## PROVIDED RECORDS
::::
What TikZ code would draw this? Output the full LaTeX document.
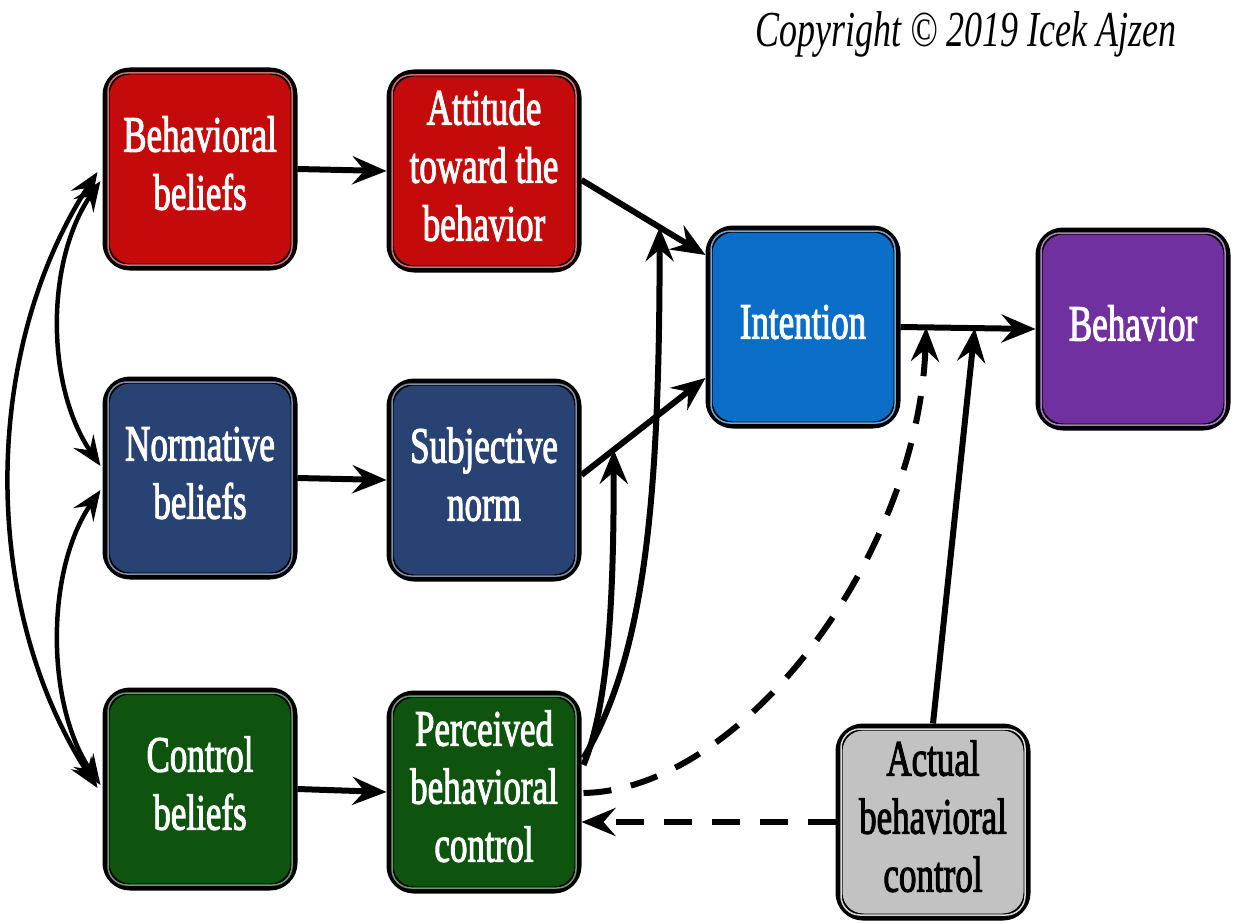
\documentclass[tikz,border=0pt]{standalone}
\usepackage{fontspec}
\setmainfont{Liberation Serif}
\newfontfamily\boxfont[FakeBold=2.5]{Liberation Serif}
\usetikzlibrary{arrows.meta,calc}
\definecolor{cred}{RGB}{196,10,10}
\definecolor{cnavy}{RGB}{40,66,115}
\definecolor{cgreen}{RGB}{14,84,14}
\definecolor{cblue}{RGB}{10,110,200}
\definecolor{cpurple}{RGB}{112,48,160}
\definecolor{cgray}{RGB}{194,194,194}
\newcommand{\bxt}[1]{\scalebox{1}[1.45]{\begin{tabular}{@{}c@{}}#1\end{tabular}}}
\begin{document}
\begin{tikzpicture}[x=1pt,y=-1pt,
  box/.style={draw=black, line width=7pt, rounded corners=24pt,
    minimum width=188pt, minimum height=196pt, inner sep=0pt,
    text=white, font=\boxfont\fontsize{35}{40}\selectfont},
  arr/.style={line width=6pt, -{Stealth[length=34pt,width=28pt,inset=12pt]}},
  biarr/.style={line width=4.5pt, {Stealth[length=30pt,width=24pt,inset=11pt]}-{Stealth[length=30pt,width=24pt,inset=11pt]}},
  darr/.style={arr, dash pattern=on 28pt off 20pt}
]
\useasboundingbox (0,0) rectangle (1236,923);

\node[anchor=base west, font=\fontsize{36}{40}\selectfont\itshape] (copy) at (752,47)
  {\scalebox{1}[1.4]{Copyright \textcopyright{} 2019 Icek Ajzen}};

\node[box, fill=cred]    (bb)  at (200,169) {\bxt{Behavioral\\beliefs}};
\node[box, fill=cred]    (att) at (484,171) {\bxt{Attitude\\toward the\\behavior}};
\node[box, fill=cnavy]   (nb)  at (200,478) {\bxt{Normative\\beliefs}};
\node[box, fill=cnavy]   (sn)  at (484,480) {\bxt{Subjective\\norm}};
\node[box, fill=cgreen]  (cb)  at (200,789) {\bxt{Control\\beliefs}};
\node[box, fill=cgreen]  (pbc) at (484,792) {\bxt{Perceived\\behavioral\\control}};
\node[box, fill=cblue]   (int) at (803,327) {\bxt{Intention}};
\node[box, fill=cpurple] (beh) at (1133,329) {\bxt{Behavior}};
\node[box, fill=cgray, text=black, minimum height=190pt] (abc) at (933,822) {\bxt{Actual\\behavioral\\control}};

\foreach \n/\c in {bb/cred,att/cred,nb/cnavy,sn/cnavy,cb/cgreen,pbc/cgreen,int/cblue,beh/cpurple,abc/cgray}
  \draw[line width=1.5pt, \c!60!white, rounded corners=19pt]
    ($(\n.north west)+(5.5,5.5)$) rectangle ($(\n.south east)+(-5.5,-5.5)$);

% straight paths
\draw[arr] (bb.east) -- (att.west);
\draw[arr] (nb.east) -- (sn.west);
\draw[arr] (cb.east) -- (pbc.west);
\coordinate (a1) at ($(att.east)+(0,9)$);
\coordinate (i1) at ($(int.west)+(0,-72)$);
\coordinate (s1) at ($(sn.east)+(0,-5)$);
\coordinate (i2) at ($(int.west)+(0,51)$);
\draw[arr] (a1) -- (i1);
\draw[arr] (s1) -- (i2);
\draw[arr] (int.east) -- (beh.west);

% moderation points
\coordinate (m1) at ($(a1)!0.63!(i1)$);
\coordinate (m2) at ($(s1)!0.26!(i2)$);
\coordinate (m3) at ($(int.east)!0.19!(beh.west)$);
\coordinate (m4) at ($(int.east)!0.55!(beh.west)$);

\draw[arr] ($(pbc.east)+(2,-34)$) .. controls +(60,-100) and +(0,280) .. (m1);
\draw[arr] ($(pbc.east)+(2,-27)$) .. controls +(25,-60) and +(0,150) .. (m2);
\draw[darr] ($(pbc.east)+(2,1)$) .. controls +(158,-3) and +(-8,230) .. (m3);
\draw[arr] (abc.north) -- (m4);
\draw[darr] (abc.west) -- (abc.west -| pbc.east);

% left correlations
\draw[biarr] ($(bb.west)+(-2,12)$) .. controls +(-55,80) and +(-55,-80) .. ($(nb.west)+(-2,-12)$);
\draw[biarr] ($(nb.west)+(-2,12)$) .. controls +(-55,80) and +(-55,-80) .. ($(cb.west)+(-2,-4)$);
\draw[biarr] ($(bb.west)+(-5,3)$) .. controls +(-117,180) and +(-117,-180) .. ($(cb.west)+(-5,-1)$);
\end{tikzpicture}
\end{document}
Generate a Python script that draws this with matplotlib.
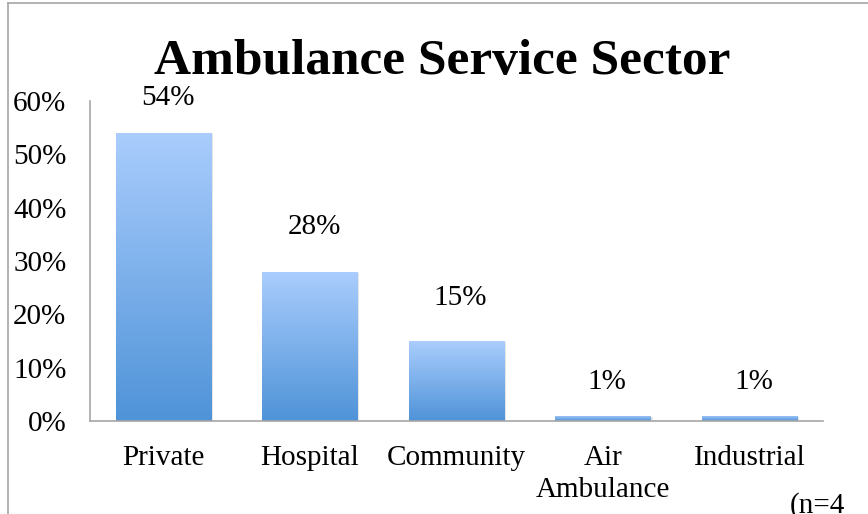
import matplotlib
matplotlib.use("Agg")
import matplotlib.pyplot as plt
import numpy as np
from matplotlib.colors import LinearSegmentedColormap
from matplotlib.lines import Line2D

# Datos del gráfico
categorias = ["Private", "Hospital", "Community", "Air\nAmbulance", "Industrial"]
valores = [0.54, 0.28, 0.15, 0.01, 0.01]
etiquetas = ["54%", "28%", "15%", "1%", "1%"]
ticks_y = [0.0, 0.1, 0.2, 0.3, 0.4, 0.5, 0.6]
ticks_y_txt = ["0%", "10%", "20%", "30%", "40%", "50%", "60%"]

# separación vertical de cada etiqueta sobre su barra (puntos)
desplaz = [25, 32, 31, 24, 24]

FUENTE = "Liberation Serif"
GRIS = "#a6a6a6"

fig = plt.figure(figsize=(8.68, 5.14), dpi=100)
ax = fig.add_axes([90 / 868, 1 - 421 / 514, 733 / 868, 320 / 514])

x = np.arange(len(categorias))
barras = ax.bar(x, valores, width=0.65, color="none", edgecolor="none", zorder=2)

# Degradado vertical dentro de cada barra
cmap = LinearSegmentedColormap.from_list("azul", ["#4f93d8", "#aacdfd"])
grad = np.linspace(0, 1, 256).reshape(-1, 1)
for b in barras:
    x0, w, h = b.get_x(), b.get_width(), b.get_height()
    # sombra suave
    ax.bar(x0 + w / 2 + 0.012, h, width=w, bottom=-0.002, color="#000000",
           alpha=0.10, zorder=1.5, edgecolor="none")
    im = ax.imshow(grad, cmap=cmap, origin="lower", aspect="auto",
                   extent=(x0, x0 + w, 0, h), zorder=2)
    im.set_clip_path(b)

for xi, v, t, d in zip(x, valores, etiquetas, desplaz):
    ax.annotate(t, (xi, v), xytext=(3, d), textcoords="offset points",
                ha="center", va="center", fontsize=21, family=FUENTE)

ax.set_xlim(-0.5, len(categorias) - 0.5)
ax.set_ylim(0, 0.6)
ax.set_yticks(ticks_y)
ax.set_yticklabels(ticks_y_txt, fontsize=21, family=FUENTE)
ax.set_xticks(x)
ax.set_xticklabels(categorias, fontsize=21, family=FUENTE, linespacing=1.3)
ax.tick_params(axis="y", length=0, pad=17)
ax.tick_params(axis="x", length=0, pad=17)

for lado in ["top", "right"]:
    ax.spines[lado].set_visible(False)
ax.spines["left"].set_color(GRIS)
ax.spines["bottom"].set_color(GRIS)
ax.spines["left"].set_linewidth(1.2)
ax.spines["bottom"].set_linewidth(1.2)

fig.text(442 / 868, 1 - 62 / 514, "Ambulance Service Sector", ha="center",
         va="center", fontsize=37, fontweight="bold", family=FUENTE)

fig.text(790 / 868, 1 - 506 / 514, "(n=4", ha="left", va="center",
         fontsize=21, family=FUENTE)

# Borde del recuadro del gráfico
fig.add_artist(Line2D([8 / 868, 8 / 868], [0, 1 - 3 / 514], transform=fig.transFigure,
                      color=GRIS, lw=1.2))
fig.add_artist(Line2D([8 / 868, 1], [1 - 3 / 514, 1 - 3 / 514], transform=fig.transFigure,
                      color=GRIS, lw=1.2))

fig.savefig("out.png", dpi=100)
::::
## OBJECTIVE
Find the count of lines in the data above where the string "matplotlib" occurs. Provide that number alone.

## RESPONSE TO THE TASK
6